Lan Chan-Marples is a dedicated Chinatown advocate focused on researching and sharing the history of Edmonton’s Chinatown. As a member of the aiya哎呀 Collective in Chinatown, she works to preserve its cultural heritage and influence community engagement. She also volunteers as a facilitator with Chinese community services and the Canadian Multicultural Education Foundation. With nearly 20 years of experience at the University of Alberta, she supported research initiatives in the Research Services Office (now Research Administrative Services), collaborating with non-profit and government sectors to bridge academic and community needs.

Wai-Ling Lennon is a core member of the aiya哎呀 collective, an educator, and an active community participant. She has served as president and volunteer teacher for the Student Volunteers Campus Community (SVCC) at the University of Alberta. Wai-Ling is also involved with the Edmonton Chinatown Chinese Library, where she contributes to efforts focused on preserving the cultural heritage of Chinese Edmontonians. Additionally, she co-authored the "Now or Never: Community Cookbook," which contributes to the documentation and celebration of community traditions.

== Name ==
The word aiya 哎呀 is a commonly used interjection in Cantonese Chinese, often used to express surprise; however, depending on the context, each saying has a different meaning and emotion.

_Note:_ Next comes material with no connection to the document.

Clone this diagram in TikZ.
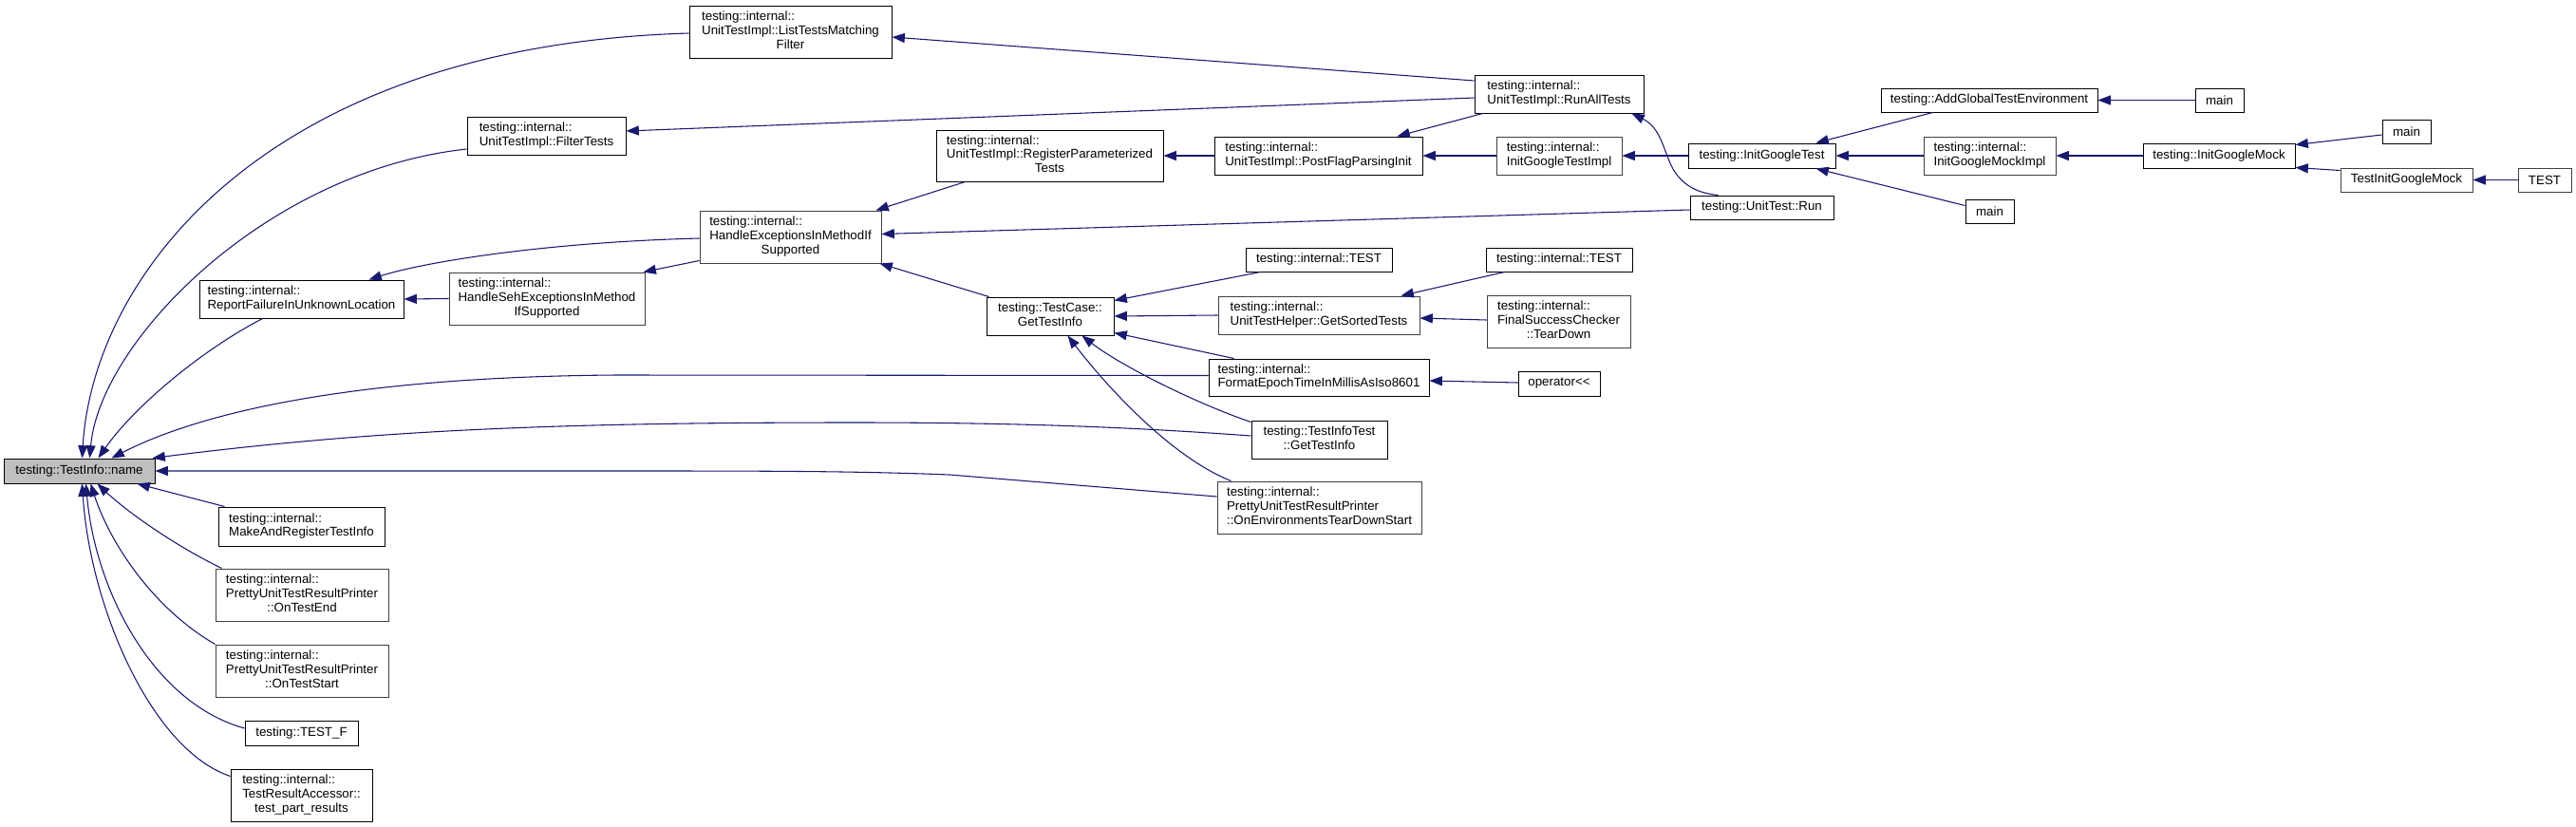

Lee Rayne Lucke was inspired by the Chinese expression, aiya, which could mean both "Oh wow" and "Oh no." The collective's name represents their resistance to labelling themselves and their choice to sit in the gray area of social justice organizing and art-making.

== History ==
The formation of the aiya哎呀 Collective began late in 2017. During this time, Chinatown, an area roughly a 3-block radius centred in the downtown core of Edmonton, Alberta, was facing the possibility of "slum clearance" due to the overwhelming rate of crime in the area, which was threatening the safety of community members. Lee Lucke was working on an Edmonton Heritage Council-granted art heritage project centered around Chinatown and saw this as an opportunity to create the aiya哎呀 Collective to spread cultural awareness and expression of Chinatown while also embracing the community and bringing them together through the culture and history of Chinatown. Since then, the aiya哎呀 Collective has organized events to address the increased gentrification of Chinatown.

On March 17, 2018, the organization launched their first public event: "Harbin Gate Remembrance (A gathering.)"; the project was titled “Love Letters to the Chinatown Harbin Gate. The group's second project, "Gentrification Party (September 2018)"." This project was created in response to the 2017 dismantling of the gate to make way for the upcoming LRT extension in Edmonton. The events consisted of cultural performances, discussion panels, speeches, and more.

In 2021, the aiya哎呀 Collective and the Ociciwan Contemporary Art Centre banded together to develop the kamâmak nihtâwikihcikan ᑲᒫᒪᐠ ᓂᐦᑖᐃᐧᑭᐦᒋᑲᐣ community garden, which invites individuals to reflect, learn, interact, and care for medicine plants as means to build a bridge between community and culture.

With their continuous growth and consistent projects, the aiya collective received its first municipal grant in 2024 in "Local Anti-racism Capacity Building and Innovation." Through this grant of $27,571, the aiya哎呀 Collective strives to promote anti-racism and inclusivity in Edmonton and area through the program of the "Chinatown Care Package Series."

In addition, aiya哎呀 collective has won the Chinatown Impact Award for two consecutive years (2024 - 2025.)